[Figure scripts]
=====

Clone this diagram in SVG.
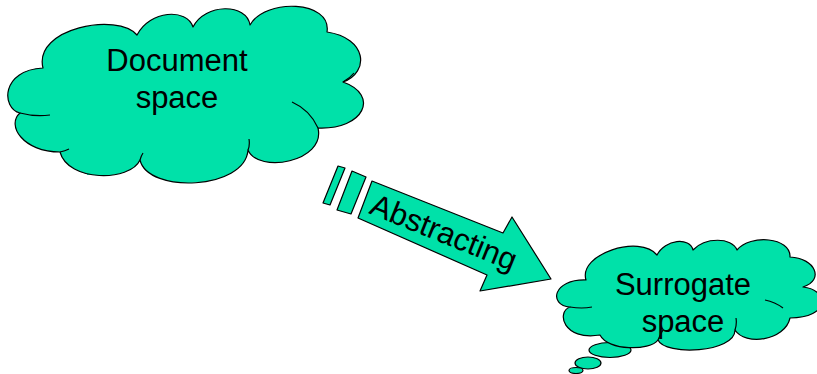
<svg xmlns="http://www.w3.org/2000/svg" width="817" height="374" viewBox="0 0 817 374">
<style>
.fill{fill:#00E1A9;stroke:#000;stroke-width:1.2;stroke-linejoin:round}
.crease{fill:none;stroke:#000;stroke-width:1.2}
.lbl{font-family:"Liberation Sans",Arial,sans-serif;font-size:31px;fill:#000}
</style>
<rect width="817" height="374" fill="#fff"/>
<g id="document-space">
<polygon points="87,166 101,166 101,175 87,175" fill="#00E1A9"/>
<path class="fill" d="M43,68 C33,28 118,12 137,35 C150,10 187,8 193,27 C205,3 247,3 250,25 C265,-2 332,0 327,32 C367,38 370,72 343,82 C380,95 364,130 318,128 C326,162 258,174 248,150 C245,190 148,194 140,160 C130,182 68,182 60,152 C23,152 6,125 20,113 C1,108 1,70 43,68 Z"/>
<path class="crease" d="M20,113 Q35,117 50,115 M60,152 Q65,151 69,149 M318,128 Q310,110 292,102 M343,82 Q350,78 354,73 M140,160 Q141,156 143,153 M248,150 Q250,145 249,139"/>
<text class="lbl" x="177" y="71" text-anchor="middle">Document</text>
<text class="lbl" x="177" y="108" text-anchor="middle">space</text>
</g>
<g id="surrogate-space">
<ellipse class="fill" cx="576" cy="370.5" rx="7" ry="3"/>
<ellipse class="fill" cx="588" cy="363" rx="13" ry="6"/>
<ellipse class="fill" cx="610" cy="350" rx="21" ry="7.5"/>
<path class="fill" d="M586,280 C578,254 640,234 657,255 C665,239 690,237 693,250 C705,237 732,237 737,250 C750,234 791,237 790,257 C815,258 825,280 803,287 C830,290 830,318 790,318 C785,341 745,346 735,330 C735,353 665,356 658,340 C650,351 608,351 600,335 C563,341 556,312 570,307 C548,305 553,279 586,280 Z"/>
<path class="crease" d="M570,307 Q582,309 592,307 M783,308 Q775,302 765,300 M658,340 Q660,335 663,330 M735,330 Q737,324 736,318"/>
<text class="lbl" x="683" y="295" text-anchor="middle">Surrogate</text>
<text class="lbl" x="683" y="332" text-anchor="middle">space</text>
</g>
<g id="connectors">
<g id="abstracting-arrow">
<polygon class="fill" points="338,166 345,168 330,205 323,203"/>
<polygon class="fill" points="352,171 366,177 351,214 337,210"/>
<polygon class="fill" points="372,181 503,233 512,217 551,279 480,291 487,275 358,218"/>
<text class="lbl" x="368" y="213" transform="rotate(22 368 213)">Abstracting</text>
</g>
</g>
</svg>
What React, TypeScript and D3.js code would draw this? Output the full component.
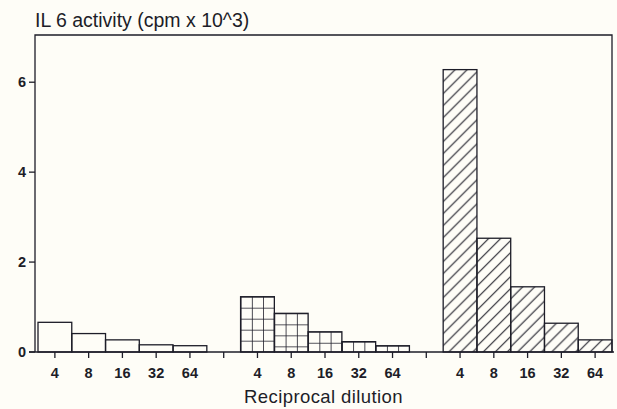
import React from "react";
import { scaleBand, scaleLinear } from "d3";

// reciprocal dilutions shown under each group of bars
const dilutions = ["4", "8", "16", "32", "64"];
// IL 6 activity (cpm x 10^3)
const plainValues = [0.66, 0.41, 0.27, 0.16, 0.14];
const gridValues = [1.23, 0.86, 0.45, 0.23, 0.14];
const hatchValues = [6.28, 2.53, 1.45, 0.64, 0.27];
const yTicks = [0, 2, 4, 6];

const groups = [
    { fill: "plain", values: plainValues },
    { fill: "grid", values: gridValues },
    { fill: "hatch", values: hatchValues },
];

const W = 617;
const H = 409;
const ink = "#1d1d28";
const font = "'Liberation Sans', Arial, Helvetica, sans-serif";

export default function App() {
    const frameLeft = 35;
    const frameTop = 35;
    const base = 352;

    // 17 slots: 5 bars, an empty slot, 5 bars, an empty slot, 5 bars
    const slots = [];
    groups.forEach((g, gi) => {
        g.values.forEach((v, i) => slots.push({ key: `${gi}-${i}`, gi, i, v, fill: g.fill }));
        if (gi < groups.length - 1) slots.push({ key: `gap-${gi}`, gi, i: -1, v: null, fill: null });
    });

    const x = scaleBand().domain(slots.map(s => s.key)).range([38, 612]).padding(0);
    const y = scaleLinear().domain([0, 7.05]).range([base, frameTop]);
    const frameRight = x.range()[1];
    const bw = x.bandwidth();

    const bars = slots.filter(s => s.v !== null);

    return (
        <svg width={W} height={H} style={{ position: "absolute", left: 0, top: 0, background: "#fefdf7" }}
            fontFamily={font}>
            <defs>
                {bars.map(b => {
                    const bx = x(b.key);
                    const by = y(b.v);
                    if (b.fill === "grid") {
                        const cw = bw / 3;
                        return (
                            <pattern key={b.key} id={`p-${b.key}`} patternUnits="userSpaceOnUse"
                                x={bx} y={by} width={cw} height={11}>
                                <path d={`M0,0 H${cw} M0,0 V11`} stroke={ink} strokeWidth={1.6} fill="none" />
                            </pattern>
                        );
                    }
                    if (b.fill === "hatch") {
                        const s = 12;
                        return (
                            <pattern key={b.key} id={`p-${b.key}`} patternUnits="userSpaceOnUse"
                                x={bx} y={by} width={s} height={s}>
                                <path d={`M-1,1 l2,-2 M0,${s} l${s},${-s} M${s - 1},${s + 1} l2,-2`}
                                    stroke={ink} strokeWidth={1.1} fill="none" />
                            </pattern>
                        );
                    }
                    return null;
                })}
            </defs>

            <text x={frameLeft} y={26.5} fontSize={19.5} fill={ink}>IL 6 activity (cpm x 10^3)</text>

            {/* frame */}
            <path d={`M${frameLeft},${base} V${frameTop} H${frameRight} V${base}`} fill="none" stroke={ink} strokeWidth={1.3} />

            {bars.map(b => (
                <rect key={b.key} x={x(b.key)} y={y(b.v)} width={bw} height={base - y(b.v)}
                    fill={b.fill === "plain" ? "none" : `url(#p-${b.key})`}
                    stroke={ink} strokeWidth={1.3} />
            ))}

            {/* x axis */}
            <line x1={29} x2={614} y1={base} y2={base} stroke={ink} strokeWidth={1.3} />
            {slots.map(s => {
                const cx = x(s.key) + bw / 2;
                return (
                    <g key={`t-${s.key}`}>
                        <line x1={cx} x2={cx} y1={base} y2={base + 6} stroke={ink} strokeWidth={1.3} />
                        {s.v !== null && (
                            <text x={cx} y={378} textAnchor="middle" fontSize={14.5} fontWeight="bold" fill={ink}>
                                {dilutions[s.i]}
                            </text>
                        )}
                    </g>
                );
            })}
            <text x={(frameLeft + frameRight) / 2} y={403} textAnchor="middle" fontSize={18.5} letterSpacing={0.4} fill={ink}>
                Reciprocal dilution
            </text>

            {/* y axis */}
            {yTicks.map(t => (
                <g key={`y-${t}`}>
                    <line x1={frameLeft - 6} x2={frameLeft} y1={y(t)} y2={y(t)} stroke={ink} strokeWidth={1.3} />
                    <text x={frameLeft - 9} y={y(t) + 5} textAnchor="end" fontSize={14.5} fontWeight="bold" fill={ink}>{t}</text>
                </g>
            ))}
        </svg>
    );
}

=====

--- Aim of the exercise ---
In the copy, include no pictures; restate the listing above exactly.

--- Correct result ---
Clone this diagram in SVG.
<svg xmlns="http://www.w3.org/2000/svg" width="817" height="374" viewBox="0 0 817 374">
<style>
.fill{fill:#00E1A9;stroke:#000;stroke-width:1.2;stroke-linejoin:round}
.crease{fill:none;stroke:#000;stroke-width:1.2}
.lbl{font-family:"Liberation Sans",Arial,sans-serif;font-size:31px;fill:#000}
</style>
<rect width="817" height="374" fill="#fff"/>
<g id="document-space">
<polygon points="87,166 101,166 101,175 87,175" fill="#00E1A9"/>
<path class="fill" d="M43,68 C33,28 118,12 137,35 C150,10 187,8 193,27 C205,3 247,3 250,25 C265,-2 332,0 327,32 C367,38 370,72 343,82 C380,95 364,130 318,128 C326,162 258,174 248,150 C245,190 148,194 140,160 C130,182 68,182 60,152 C23,152 6,125 20,113 C1,108 1,70 43,68 Z"/>
<path class="crease" d="M20,113 Q35,117 50,115 M60,152 Q65,151 69,149 M318,128 Q310,110 292,102 M343,82 Q350,78 354,73 M140,160 Q141,156 143,153 M248,150 Q250,145 249,139"/>
<text class="lbl" x="177" y="71" text-anchor="middle">Document</text>
<text class="lbl" x="177" y="108" text-anchor="middle">space</text>
</g>
<g id="surrogate-space">
<ellipse class="fill" cx="576" cy="370.5" rx="7" ry="3"/>
<ellipse class="fill" cx="588" cy="363" rx="13" ry="6"/>
<ellipse class="fill" cx="610" cy="350" rx="21" ry="7.5"/>
<path class="fill" d="M586,280 C578,254 640,234 657,255 C665,239 690,237 693,250 C705,237 732,237 737,250 C750,234 791,237 790,257 C815,258 825,280 803,287 C830,290 830,318 790,318 C785,341 745,346 735,330 C735,353 665,356 658,340 C650,351 608,351 600,335 C563,341 556,312 570,307 C548,305 553,279 586,280 Z"/>
<path class="crease" d="M570,307 Q582,309 592,307 M783,308 Q775,302 765,300 M658,340 Q660,335 663,330 M735,330 Q737,324 736,318"/>
<text class="lbl" x="683" y="295" text-anchor="middle">Surrogate</text>
<text class="lbl" x="683" y="332" text-anchor="middle">space</text>
</g>
<g id="connectors">
<g id="abstracting-arrow">
<polygon class="fill" points="338,166 345,168 330,205 323,203"/>
<polygon class="fill" points="352,171 366,177 351,214 337,210"/>
<polygon class="fill" points="372,181 503,233 512,217 551,279 480,291 487,275 358,218"/>
<text class="lbl" x="368" y="213" transform="rotate(22 368 213)">Abstracting</text>
</g>
</g>
</svg>
What React, TypeScript and D3.js code would draw this? Output the full component.
import React from "react";
import { scaleBand, scaleLinear } from "d3";

// reciprocal dilutions shown under each group of bars
const dilutions = ["4", "8", "16", "32", "64"];
// IL 6 activity (cpm x 10^3)
const plainValues = [0.66, 0.41, 0.27, 0.16, 0.14];
const gridValues = [1.23, 0.86, 0.45, 0.23, 0.14];
const hatchValues = [6.28, 2.53, 1.45, 0.64, 0.27];
const yTicks = [0, 2, 4, 6];

const groups = [
    { fill: "plain", values: plainValues },
    { fill: "grid", values: gridValues },
    { fill: "hatch", values: hatchValues },
];

const W = 617;
const H = 409;
const ink = "#1d1d28";
const font = "'Liberation Sans', Arial, Helvetica, sans-serif";

export default function App() {
    const frameLeft = 35;
    const frameTop = 35;
    const base = 352;

    // 17 slots: 5 bars, an empty slot, 5 bars, an empty slot, 5 bars
    const slots = [];
    groups.forEach((g, gi) => {
        g.values.forEach((v, i) => slots.push({ key: `${gi}-${i}`, gi, i, v, fill: g.fill }));
        if (gi < groups.length - 1) slots.push({ key: `gap-${gi}`, gi, i: -1, v: null, fill: null });
    });

    const x = scaleBand().domain(slots.map(s => s.key)).range([38, 612]).padding(0);
    const y = scaleLinear().domain([0, 7.05]).range([base, frameTop]);
    const frameRight = x.range()[1];
    const bw = x.bandwidth();

    const bars = slots.filter(s => s.v !== null);

    return (
        <svg width={W} height={H} style={{ position: "absolute", left: 0, top: 0, background: "#fefdf7" }}
            fontFamily={font}>
            <defs>
                {bars.map(b => {
                    const bx = x(b.key);
                    const by = y(b.v);
                    if (b.fill === "grid") {
                        const cw = bw / 3;
                        return (
                            <pattern key={b.key} id={`p-${b.key}`} patternUnits="userSpaceOnUse"
                                x={bx} y={by} width={cw} height={11}>
                                <path d={`M0,0 H${cw} M0,0 V11`} stroke={ink} strokeWidth={1.6} fill="none" />
                            </pattern>
                        );
                    }
                    if (b.fill === "hatch") {
                        const s = 12;
                        return (
                            <pattern key={b.key} id={`p-${b.key}`} patternUnits="userSpaceOnUse"
                                x={bx} y={by} width={s} height={s}>
                                <path d={`M-1,1 l2,-2 M0,${s} l${s},${-s} M${s - 1},${s + 1} l2,-2`}
                                    stroke={ink} strokeWidth={1.1} fill="none" />
                            </pattern>
                        );
                    }
                    return null;
                })}
            </defs>

            <text x={frameLeft} y={26.5} fontSize={19.5} fill={ink}>IL 6 activity (cpm x 10^3)</text>

            {/* frame */}
            <path d={`M${frameLeft},${base} V${frameTop} H${frameRight} V${base}`} fill="none" stroke={ink} strokeWidth={1.3} />

            {bars.map(b => (
                <rect key={b.key} x={x(b.key)} y={y(b.v)} width={bw} height={base - y(b.v)}
                    fill={b.fill === "plain" ? "none" : `url(#p-${b.key})`}
                    stroke={ink} strokeWidth={1.3} />
            ))}

            {/* x axis */}
            <line x1={29} x2={614} y1={base} y2={base} stroke={ink} strokeWidth={1.3} />
            {slots.map(s => {
                const cx = x(s.key) + bw / 2;
                return (
                    <g key={`t-${s.key}`}>
                        <line x1={cx} x2={cx} y1={base} y2={base + 6} stroke={ink} strokeWidth={1.3} />
                        {s.v !== null && (
                            <text x={cx} y={378} textAnchor="middle" fontSize={14.5} fontWeight="bold" fill={ink}>
                                {dilutions[s.i]}
                            </text>
                        )}
                    </g>
                );
            })}
            <text x={(frameLeft + frameRight) / 2} y={403} textAnchor="middle" fontSize={18.5} letterSpacing={0.4} fill={ink}>
                Reciprocal dilution
            </text>

            {/* y axis */}
            {yTicks.map(t => (
                <g key={`y-${t}`}>
                    <line x1={frameLeft - 6} x2={frameLeft} y1={y(t)} y2={y(t)} stroke={ink} strokeWidth={1.3} />
                    <text x={frameLeft - 9} y={y(t) + 5} textAnchor="end" fontSize={14.5} fontWeight="bold" fill={ink}>{t}</text>
                </g>
            ))}
        </svg>
    );
}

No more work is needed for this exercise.